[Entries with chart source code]
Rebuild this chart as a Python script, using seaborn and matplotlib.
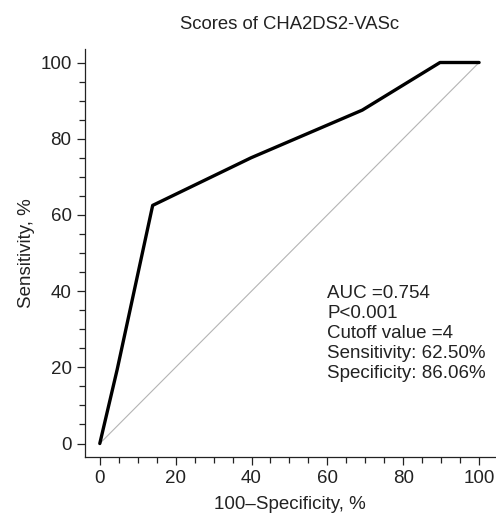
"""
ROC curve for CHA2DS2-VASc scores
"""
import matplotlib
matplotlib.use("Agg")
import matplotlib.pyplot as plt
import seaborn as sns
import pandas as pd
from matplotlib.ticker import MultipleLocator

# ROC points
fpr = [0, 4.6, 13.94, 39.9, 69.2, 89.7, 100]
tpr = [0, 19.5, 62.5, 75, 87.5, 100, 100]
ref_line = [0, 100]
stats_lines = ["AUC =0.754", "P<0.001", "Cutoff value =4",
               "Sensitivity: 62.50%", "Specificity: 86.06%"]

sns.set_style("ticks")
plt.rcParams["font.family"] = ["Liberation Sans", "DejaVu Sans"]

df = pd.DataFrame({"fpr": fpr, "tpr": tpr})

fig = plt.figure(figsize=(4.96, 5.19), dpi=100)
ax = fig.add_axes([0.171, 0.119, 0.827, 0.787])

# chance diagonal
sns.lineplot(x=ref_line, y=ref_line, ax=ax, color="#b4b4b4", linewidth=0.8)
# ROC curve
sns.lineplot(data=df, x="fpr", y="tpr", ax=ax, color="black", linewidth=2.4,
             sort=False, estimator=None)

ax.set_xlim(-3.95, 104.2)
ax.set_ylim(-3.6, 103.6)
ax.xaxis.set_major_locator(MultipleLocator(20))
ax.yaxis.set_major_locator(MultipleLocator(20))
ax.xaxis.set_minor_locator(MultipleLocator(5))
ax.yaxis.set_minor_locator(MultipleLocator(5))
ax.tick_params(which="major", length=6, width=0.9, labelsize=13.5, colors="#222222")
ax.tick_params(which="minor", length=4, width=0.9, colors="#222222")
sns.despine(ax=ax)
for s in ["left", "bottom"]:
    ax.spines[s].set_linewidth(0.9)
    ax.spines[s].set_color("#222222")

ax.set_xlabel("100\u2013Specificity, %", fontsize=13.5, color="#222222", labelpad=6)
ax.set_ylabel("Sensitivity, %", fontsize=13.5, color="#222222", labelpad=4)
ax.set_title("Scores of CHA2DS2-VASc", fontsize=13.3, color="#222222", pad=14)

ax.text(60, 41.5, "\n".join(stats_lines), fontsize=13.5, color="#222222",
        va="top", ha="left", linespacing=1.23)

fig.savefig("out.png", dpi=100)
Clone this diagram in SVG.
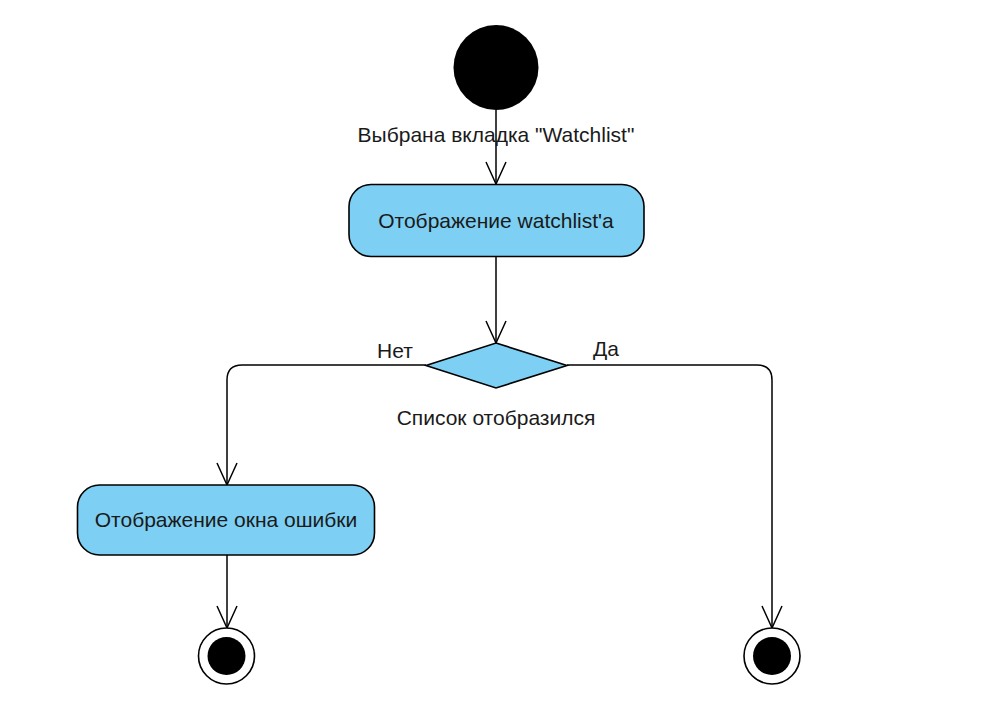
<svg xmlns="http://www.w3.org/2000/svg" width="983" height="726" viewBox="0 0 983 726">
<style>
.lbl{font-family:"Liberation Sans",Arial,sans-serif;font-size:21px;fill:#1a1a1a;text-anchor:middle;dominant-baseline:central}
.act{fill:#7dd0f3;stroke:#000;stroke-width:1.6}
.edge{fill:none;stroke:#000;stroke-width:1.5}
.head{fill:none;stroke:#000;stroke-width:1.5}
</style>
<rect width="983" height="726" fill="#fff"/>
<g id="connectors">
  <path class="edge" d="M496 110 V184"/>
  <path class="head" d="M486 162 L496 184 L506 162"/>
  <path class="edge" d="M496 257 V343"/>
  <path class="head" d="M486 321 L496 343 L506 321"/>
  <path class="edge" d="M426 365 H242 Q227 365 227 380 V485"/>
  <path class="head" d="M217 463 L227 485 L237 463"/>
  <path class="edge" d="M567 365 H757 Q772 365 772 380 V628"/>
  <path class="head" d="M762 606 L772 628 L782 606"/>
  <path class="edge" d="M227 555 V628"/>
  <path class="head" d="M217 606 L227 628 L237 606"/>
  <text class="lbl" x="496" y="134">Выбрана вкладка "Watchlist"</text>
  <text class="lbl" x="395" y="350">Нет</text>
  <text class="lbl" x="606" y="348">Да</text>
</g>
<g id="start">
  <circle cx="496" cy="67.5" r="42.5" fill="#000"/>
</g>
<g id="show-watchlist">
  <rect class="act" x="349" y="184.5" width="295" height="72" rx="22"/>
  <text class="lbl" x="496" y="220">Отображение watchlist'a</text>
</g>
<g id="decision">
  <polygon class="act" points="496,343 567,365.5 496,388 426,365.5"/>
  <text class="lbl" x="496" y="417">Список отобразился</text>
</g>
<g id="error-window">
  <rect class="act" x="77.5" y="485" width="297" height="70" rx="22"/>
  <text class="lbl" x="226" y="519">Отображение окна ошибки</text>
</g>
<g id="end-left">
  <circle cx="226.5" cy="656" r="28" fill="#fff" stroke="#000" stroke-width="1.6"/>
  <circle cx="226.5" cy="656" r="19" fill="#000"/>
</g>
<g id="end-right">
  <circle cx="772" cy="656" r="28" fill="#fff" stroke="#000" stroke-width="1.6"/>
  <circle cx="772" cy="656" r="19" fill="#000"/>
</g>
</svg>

Your goal: Leave out the pictures and give the listing above again exactly.

The output:
Rebuild this chart as a Python script, using seaborn and matplotlib.
"""
ROC curve for CHA2DS2-VASc scores
"""
import matplotlib
matplotlib.use("Agg")
import matplotlib.pyplot as plt
import seaborn as sns
import pandas as pd
from matplotlib.ticker import MultipleLocator

# ROC points
fpr = [0, 4.6, 13.94, 39.9, 69.2, 89.7, 100]
tpr = [0, 19.5, 62.5, 75, 87.5, 100, 100]
ref_line = [0, 100]
stats_lines = ["AUC =0.754", "P<0.001", "Cutoff value =4",
               "Sensitivity: 62.50%", "Specificity: 86.06%"]

sns.set_style("ticks")
plt.rcParams["font.family"] = ["Liberation Sans", "DejaVu Sans"]

df = pd.DataFrame({"fpr": fpr, "tpr": tpr})

fig = plt.figure(figsize=(4.96, 5.19), dpi=100)
ax = fig.add_axes([0.171, 0.119, 0.827, 0.787])

# chance diagonal
sns.lineplot(x=ref_line, y=ref_line, ax=ax, color="#b4b4b4", linewidth=0.8)
# ROC curve
sns.lineplot(data=df, x="fpr", y="tpr", ax=ax, color="black", linewidth=2.4,
             sort=False, estimator=None)

ax.set_xlim(-3.95, 104.2)
ax.set_ylim(-3.6, 103.6)
ax.xaxis.set_major_locator(MultipleLocator(20))
ax.yaxis.set_major_locator(MultipleLocator(20))
ax.xaxis.set_minor_locator(MultipleLocator(5))
ax.yaxis.set_minor_locator(MultipleLocator(5))
ax.tick_params(which="major", length=6, width=0.9, labelsize=13.5, colors="#222222")
ax.tick_params(which="minor", length=4, width=0.9, colors="#222222")
sns.despine(ax=ax)
for s in ["left", "bottom"]:
    ax.spines[s].set_linewidth(0.9)
    ax.spines[s].set_color("#222222")

ax.set_xlabel("100\u2013Specificity, %", fontsize=13.5, color="#222222", labelpad=6)
ax.set_ylabel("Sensitivity, %", fontsize=13.5, color="#222222", labelpad=4)
ax.set_title("Scores of CHA2DS2-VASc", fontsize=13.3, color="#222222", pad=14)

ax.text(60, 41.5, "\n".join(stats_lines), fontsize=13.5, color="#222222",
        va="top", ha="left", linespacing=1.23)

fig.savefig("out.png", dpi=100)
Clone this diagram in SVG.
<svg xmlns="http://www.w3.org/2000/svg" width="983" height="726" viewBox="0 0 983 726">
<style>
.lbl{font-family:"Liberation Sans",Arial,sans-serif;font-size:21px;fill:#1a1a1a;text-anchor:middle;dominant-baseline:central}
.act{fill:#7dd0f3;stroke:#000;stroke-width:1.6}
.edge{fill:none;stroke:#000;stroke-width:1.5}
.head{fill:none;stroke:#000;stroke-width:1.5}
</style>
<rect width="983" height="726" fill="#fff"/>
<g id="connectors">
  <path class="edge" d="M496 110 V184"/>
  <path class="head" d="M486 162 L496 184 L506 162"/>
  <path class="edge" d="M496 257 V343"/>
  <path class="head" d="M486 321 L496 343 L506 321"/>
  <path class="edge" d="M426 365 H242 Q227 365 227 380 V485"/>
  <path class="head" d="M217 463 L227 485 L237 463"/>
  <path class="edge" d="M567 365 H757 Q772 365 772 380 V628"/>
  <path class="head" d="M762 606 L772 628 L782 606"/>
  <path class="edge" d="M227 555 V628"/>
  <path class="head" d="M217 606 L227 628 L237 606"/>
  <text class="lbl" x="496" y="134">Выбрана вкладка "Watchlist"</text>
  <text class="lbl" x="395" y="350">Нет</text>
  <text class="lbl" x="606" y="348">Да</text>
</g>
<g id="start">
  <circle cx="496" cy="67.5" r="42.5" fill="#000"/>
</g>
<g id="show-watchlist">
  <rect class="act" x="349" y="184.5" width="295" height="72" rx="22"/>
  <text class="lbl" x="496" y="220">Отображение watchlist'a</text>
</g>
<g id="decision">
  <polygon class="act" points="496,343 567,365.5 496,388 426,365.5"/>
  <text class="lbl" x="496" y="417">Список отобразился</text>
</g>
<g id="error-window">
  <rect class="act" x="77.5" y="485" width="297" height="70" rx="22"/>
  <text class="lbl" x="226" y="519">Отображение окна ошибки</text>
</g>
<g id="end-left">
  <circle cx="226.5" cy="656" r="28" fill="#fff" stroke="#000" stroke-width="1.6"/>
  <circle cx="226.5" cy="656" r="19" fill="#000"/>
</g>
<g id="end-right">
  <circle cx="772" cy="656" r="28" fill="#fff" stroke="#000" stroke-width="1.6"/>
  <circle cx="772" cy="656" r="19" fill="#000"/>
</g>
</svg>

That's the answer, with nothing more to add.